The graph is then fed into a Relational GCN (RGCN) with two convolutional layers followed by a pooling operation. Edge types (e.g., purchase, refund) receive distinct weight matrices, allowing the model to learn type‑specific propagation rules. Node representations after the GCN are concatenated with the LLM‑derived embeddings and passed through a multilayer perceptron (MLP) for binary classification (fraud vs. legitimate). To mitigate class imbalance, the loss function incorporates class‑wise weighting, and the training pipeline combines SMOTE‑like oversampling of fraudulent nodes with under‑sampling of legitimate nodes at the graph level.
Experimental results compare the proposed hybrid model against three baselines: (1) XGBoost trained solely on structured features, (2) a standalone GCN using only structural information, and (3) an LLM‑only MLP using semantic embeddings without graph context. The hybrid approach achieves an overall accuracy of 0.98, precision of 0.96, recall of 0.94, and an F1‑score of 0.95. Notably, recall improves by 8–12 percentage points over the baselines, indicating a substantial reduction in missed fraudulent cases. Inference latency averages 12 ms per transaction, demonstrating feasibility for real‑time deployment. An ablation study confirms that removing either the LLM component or the GCN component degrades performance, underscoring their complementary roles.
The authors discuss several limitations. First, the dataset is confined to U.S. consumers and a limited set of merchants, raising questions about cross‑regional generalizability. Second, reliance on GPT‑4o incurs API costs and latency that may be prohibitive for large‑scale production environments. Third, the graph construction excludes auxiliary behavioral logs such as clickstreams or search histories, which could further enrich fraud patterns.
Future work is outlined along four dimensions: (a) expanding the dataset to include international users and a broader merchant base, (b) exploring lightweight LLM alternatives (e.g., DistilGPT) to reduce computational overhead, (c) integrating multimodal logs (click, browse, device fingerprints) into the graph, and (d) adopting federated learning or privacy‑preserving techniques to protect sensitive financial data while still benefiting from collective model updates. Additionally, the authors suggest investigating dynamic graph updates and streaming GCN training to adapt to evolving fraud tactics in near real‑time.

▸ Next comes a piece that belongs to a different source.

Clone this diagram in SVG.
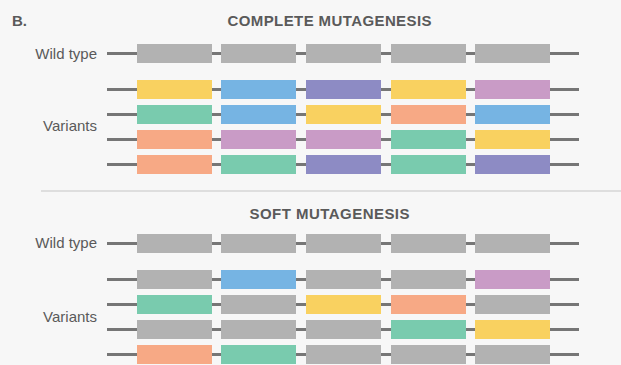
<svg xmlns="http://www.w3.org/2000/svg" width="621" height="365" viewBox="0 0 621 365">
<style>
.bg{fill:#f7f7f7}
.ln{stroke:#767676;stroke-width:3;fill:none}
.sep{stroke:#dedede;stroke-width:2}
.t{font-family:"Liberation Sans",Arial,sans-serif;fill:#5a5a5a}
.title{font-weight:bold;font-size:15px;letter-spacing:1px;text-anchor:middle}
.lab{font-size:15px;text-anchor:end}
.g{fill:#b2b2b2}.y{fill:#f9d160}.b{fill:#76b4e3}.p{fill:#8d8bc4}.m{fill:#c99bc6}.n{fill:#79cbae}.s{fill:#f7a985}
</style>
<rect class="bg" x="0" y="0" width="621" height="365"/>
<text class="t" x="12" y="26" style="font-weight:bold;font-size:15px">B.</text>
<g id="connectors">
<line class="ln" x1="107" y1="53.5" x2="579" y2="53.5"/>
<line class="ln" x1="107" y1="89.5" x2="579" y2="89.5"/>
<line class="ln" x1="107" y1="114.5" x2="579" y2="114.5"/>
<line class="ln" x1="107" y1="139.5" x2="579" y2="139.5"/>
<line class="ln" x1="107" y1="164.5" x2="579" y2="164.5"/>
<line class="ln" x1="107" y1="243.5" x2="579" y2="243.5"/>
<line class="ln" x1="107" y1="279.5" x2="579" y2="279.5"/>
<line class="ln" x1="107" y1="304.5" x2="579" y2="304.5"/>
<line class="ln" x1="107" y1="329.5" x2="579" y2="329.5"/>
<line class="ln" x1="107" y1="354.5" x2="579" y2="354.5"/>
</g>
<line class="sep" x1="41" y1="191" x2="621" y2="191"/>
<g id="complete">
<text class="t title" x="330" y="26" textLength="205" lengthAdjust="spacing">COMPLETE MUTAGENESIS</text>
<text class="t lab" x="97" y="59">Wild type</text>
<text class="t lab" x="97" y="131">Variants</text>
<g id="c-wt">
<rect class="g" x="137" y="44" width="75" height="19"/><rect class="g" x="221" y="44" width="75" height="19"/><rect class="g" x="306" y="44" width="75" height="19"/><rect class="g" x="391" y="44" width="75" height="19"/><rect class="g" x="475" y="44" width="75" height="19"/>
</g>
<g id="c-v1">
<rect class="y" x="137" y="80" width="75" height="19"/><rect class="b" x="221" y="80" width="75" height="19"/><rect class="p" x="306" y="80" width="75" height="19"/><rect class="y" x="391" y="80" width="75" height="19"/><rect class="m" x="475" y="80" width="75" height="19"/>
</g>
<g id="c-v2">
<rect class="n" x="137" y="105" width="75" height="19"/><rect class="b" x="221" y="105" width="75" height="19"/><rect class="y" x="306" y="105" width="75" height="19"/><rect class="s" x="391" y="105" width="75" height="19"/><rect class="b" x="475" y="105" width="75" height="19"/>
</g>
<g id="c-v3">
<rect class="s" x="137" y="130" width="75" height="19"/><rect class="m" x="221" y="130" width="75" height="19"/><rect class="m" x="306" y="130" width="75" height="19"/><rect class="n" x="391" y="130" width="75" height="19"/><rect class="y" x="475" y="130" width="75" height="19"/>
</g>
<g id="c-v4">
<rect class="s" x="137" y="155" width="75" height="19"/><rect class="n" x="221" y="155" width="75" height="19"/><rect class="p" x="306" y="155" width="75" height="19"/><rect class="n" x="391" y="155" width="75" height="19"/><rect class="p" x="475" y="155" width="75" height="19"/>
</g>
</g>
<g id="soft">
<text class="t title" x="330" y="219" textLength="161" lengthAdjust="spacing">SOFT MUTAGENESIS</text>
<text class="t lab" x="97" y="248">Wild type</text>
<text class="t lab" x="97" y="322">Variants</text>
<g id="s-wt">
<rect class="g" x="137" y="234" width="75" height="19"/><rect class="g" x="221" y="234" width="75" height="19"/><rect class="g" x="306" y="234" width="75" height="19"/><rect class="g" x="391" y="234" width="75" height="19"/><rect class="g" x="475" y="234" width="75" height="19"/>
</g>
<g id="s-v1">
<rect class="g" x="137" y="270" width="75" height="19"/><rect class="b" x="221" y="270" width="75" height="19"/><rect class="g" x="306" y="270" width="75" height="19"/><rect class="g" x="391" y="270" width="75" height="19"/><rect class="m" x="475" y="270" width="75" height="19"/>
</g>
<g id="s-v2">
<rect class="n" x="137" y="295" width="75" height="19"/><rect class="g" x="221" y="295" width="75" height="19"/><rect class="y" x="306" y="295" width="75" height="19"/><rect class="s" x="391" y="295" width="75" height="19"/><rect class="g" x="475" y="295" width="75" height="19"/>
</g>
<g id="s-v3">
<rect class="g" x="137" y="320" width="75" height="19"/><rect class="g" x="221" y="320" width="75" height="19"/><rect class="g" x="306" y="320" width="75" height="19"/><rect class="n" x="391" y="320" width="75" height="19"/><rect class="y" x="475" y="320" width="75" height="19"/>
</g>
<g id="s-v4">
<rect class="s" x="137" y="345" width="75" height="19"/><rect class="n" x="221" y="345" width="75" height="19"/><rect class="g" x="306" y="345" width="75" height="19"/><rect class="g" x="391" y="345" width="75" height="19"/><rect class="g" x="475" y="345" width="75" height="19"/>
</g>
</g>
</svg>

In conclusion, the study demonstrates that fusing semantic insights from LLMs with structural learning from GCNs yields a powerful, scalable solution for e‑commerce payment fraud detection. The framework not only attains high accuracy and low latency but also offers a flexible foundation for future research at the intersection of graph‑based deep learning and large‑scale language modeling in financial security.